Kyrgyzstan President accepts government's resignation
The President of Kyrgyzstan, Kurmanbek Bakiyev, has accepted the resignation of the Central Asian country's entire government following the adoption of a new Constitution which provides a new system of appointing the Cabinet.
It comes just a little over a month after open clashes on the streets of the Kyrgyz capital Bishkek. The opposition and the parliament accused president Kurmanbek Bakiev of not doing more to prevent the protests. According to the new constitution the government will consist of parliament members. Russia Today's correspondent in Kyrgyzstan says the situation in Bishkek is quite calm, with no significant activity on the streets, which is rather unusual for Kyrzyz capital in past weeks. However, some experts warn that this calmness could be deceptive.“The situation in Kyrgyzstan is quiet right now, but the election season may really heat it up. The country is divided by different ethnic groups and different regional clans, and they have different issues. There are a lot of issues to deal with in the republic like poverty, drugs and so on. All those clans are dealing with different issues there and all of them want more power within the parliament. In addition, it’s broken down too much.
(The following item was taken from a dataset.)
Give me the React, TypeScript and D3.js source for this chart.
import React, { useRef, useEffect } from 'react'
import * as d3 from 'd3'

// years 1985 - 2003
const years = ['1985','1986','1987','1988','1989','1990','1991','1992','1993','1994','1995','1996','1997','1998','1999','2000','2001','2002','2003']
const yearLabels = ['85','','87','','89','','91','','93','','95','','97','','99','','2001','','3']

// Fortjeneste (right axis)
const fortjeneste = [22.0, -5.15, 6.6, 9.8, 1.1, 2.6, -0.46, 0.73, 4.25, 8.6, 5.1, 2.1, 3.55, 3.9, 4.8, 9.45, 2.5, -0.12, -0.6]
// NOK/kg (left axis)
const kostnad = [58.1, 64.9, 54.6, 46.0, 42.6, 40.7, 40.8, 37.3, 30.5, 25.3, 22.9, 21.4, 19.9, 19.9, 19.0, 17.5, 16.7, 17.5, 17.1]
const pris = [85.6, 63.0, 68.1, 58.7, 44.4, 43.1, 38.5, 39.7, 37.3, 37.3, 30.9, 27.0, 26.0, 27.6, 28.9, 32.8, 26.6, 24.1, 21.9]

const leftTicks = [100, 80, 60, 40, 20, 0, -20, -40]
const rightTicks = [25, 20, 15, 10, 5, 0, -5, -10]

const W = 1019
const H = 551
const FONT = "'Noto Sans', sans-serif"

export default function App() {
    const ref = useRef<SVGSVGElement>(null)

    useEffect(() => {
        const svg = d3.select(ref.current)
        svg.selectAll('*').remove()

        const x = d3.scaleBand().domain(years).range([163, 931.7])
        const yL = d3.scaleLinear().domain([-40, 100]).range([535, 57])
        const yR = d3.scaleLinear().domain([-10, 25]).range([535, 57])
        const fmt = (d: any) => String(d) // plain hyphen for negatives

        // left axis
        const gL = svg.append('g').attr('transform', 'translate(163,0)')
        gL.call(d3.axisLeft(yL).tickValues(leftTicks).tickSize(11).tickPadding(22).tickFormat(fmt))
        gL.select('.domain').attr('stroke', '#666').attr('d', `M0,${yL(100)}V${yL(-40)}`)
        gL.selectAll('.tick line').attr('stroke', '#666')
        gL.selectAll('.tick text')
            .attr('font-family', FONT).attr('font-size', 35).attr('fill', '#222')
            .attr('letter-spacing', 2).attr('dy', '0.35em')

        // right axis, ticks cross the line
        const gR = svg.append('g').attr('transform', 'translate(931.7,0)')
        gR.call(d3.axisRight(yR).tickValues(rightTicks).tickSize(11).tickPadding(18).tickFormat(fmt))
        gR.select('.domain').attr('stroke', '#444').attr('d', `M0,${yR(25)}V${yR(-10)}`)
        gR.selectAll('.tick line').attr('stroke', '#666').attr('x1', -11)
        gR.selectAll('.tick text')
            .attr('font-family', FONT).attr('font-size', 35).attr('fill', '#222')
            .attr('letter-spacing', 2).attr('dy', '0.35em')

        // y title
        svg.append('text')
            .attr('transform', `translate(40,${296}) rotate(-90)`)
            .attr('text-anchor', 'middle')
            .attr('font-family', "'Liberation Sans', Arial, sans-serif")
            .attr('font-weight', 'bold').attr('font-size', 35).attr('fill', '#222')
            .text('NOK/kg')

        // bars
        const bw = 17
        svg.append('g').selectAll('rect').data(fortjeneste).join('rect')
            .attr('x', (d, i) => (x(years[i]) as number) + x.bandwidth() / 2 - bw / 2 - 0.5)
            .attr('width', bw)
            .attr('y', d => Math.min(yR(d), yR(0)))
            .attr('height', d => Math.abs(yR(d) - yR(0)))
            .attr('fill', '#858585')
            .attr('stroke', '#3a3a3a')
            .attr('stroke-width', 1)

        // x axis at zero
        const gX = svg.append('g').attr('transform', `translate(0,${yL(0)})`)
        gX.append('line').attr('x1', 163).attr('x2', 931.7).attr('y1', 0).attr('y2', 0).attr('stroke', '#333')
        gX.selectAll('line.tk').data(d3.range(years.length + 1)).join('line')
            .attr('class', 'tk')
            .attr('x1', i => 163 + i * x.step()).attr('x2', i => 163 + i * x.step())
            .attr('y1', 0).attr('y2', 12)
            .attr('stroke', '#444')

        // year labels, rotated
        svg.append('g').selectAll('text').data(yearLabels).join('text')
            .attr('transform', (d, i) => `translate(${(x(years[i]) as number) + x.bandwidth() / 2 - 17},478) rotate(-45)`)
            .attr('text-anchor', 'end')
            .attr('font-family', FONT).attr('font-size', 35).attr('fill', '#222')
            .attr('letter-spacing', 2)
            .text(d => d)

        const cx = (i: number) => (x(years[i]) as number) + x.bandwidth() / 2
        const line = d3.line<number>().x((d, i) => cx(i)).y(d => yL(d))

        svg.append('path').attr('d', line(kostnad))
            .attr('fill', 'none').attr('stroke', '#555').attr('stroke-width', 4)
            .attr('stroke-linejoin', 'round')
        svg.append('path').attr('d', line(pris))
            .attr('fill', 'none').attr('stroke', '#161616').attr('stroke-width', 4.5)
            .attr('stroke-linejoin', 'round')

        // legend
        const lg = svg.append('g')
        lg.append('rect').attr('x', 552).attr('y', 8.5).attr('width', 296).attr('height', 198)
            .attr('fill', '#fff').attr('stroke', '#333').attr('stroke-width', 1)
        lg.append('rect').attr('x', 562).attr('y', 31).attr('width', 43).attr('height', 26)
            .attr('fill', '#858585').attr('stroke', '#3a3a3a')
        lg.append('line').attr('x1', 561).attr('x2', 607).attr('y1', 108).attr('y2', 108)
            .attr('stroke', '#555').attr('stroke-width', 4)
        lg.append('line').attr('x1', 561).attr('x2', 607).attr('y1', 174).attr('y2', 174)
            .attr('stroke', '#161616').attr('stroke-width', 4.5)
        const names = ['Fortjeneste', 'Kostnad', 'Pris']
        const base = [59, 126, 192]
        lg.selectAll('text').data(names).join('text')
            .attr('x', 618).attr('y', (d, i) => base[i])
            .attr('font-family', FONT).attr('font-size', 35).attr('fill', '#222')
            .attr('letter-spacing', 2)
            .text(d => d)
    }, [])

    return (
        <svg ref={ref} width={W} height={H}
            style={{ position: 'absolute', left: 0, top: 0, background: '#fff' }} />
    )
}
Moreover, these clans have feuding clans among themselves. So, it is not a normal democracy over there. A lot of the issues that were against the former president, like nepotism, poor economic performance et cetera, are applied to the present one. So, the today’s president of Kyrgyzstan is having a hard time, and with the constitutional change he’s lost some of his power,” stressed Russia Today's political analyst, Peter Lavelle, talking about the crisis in Kyrgyzstan.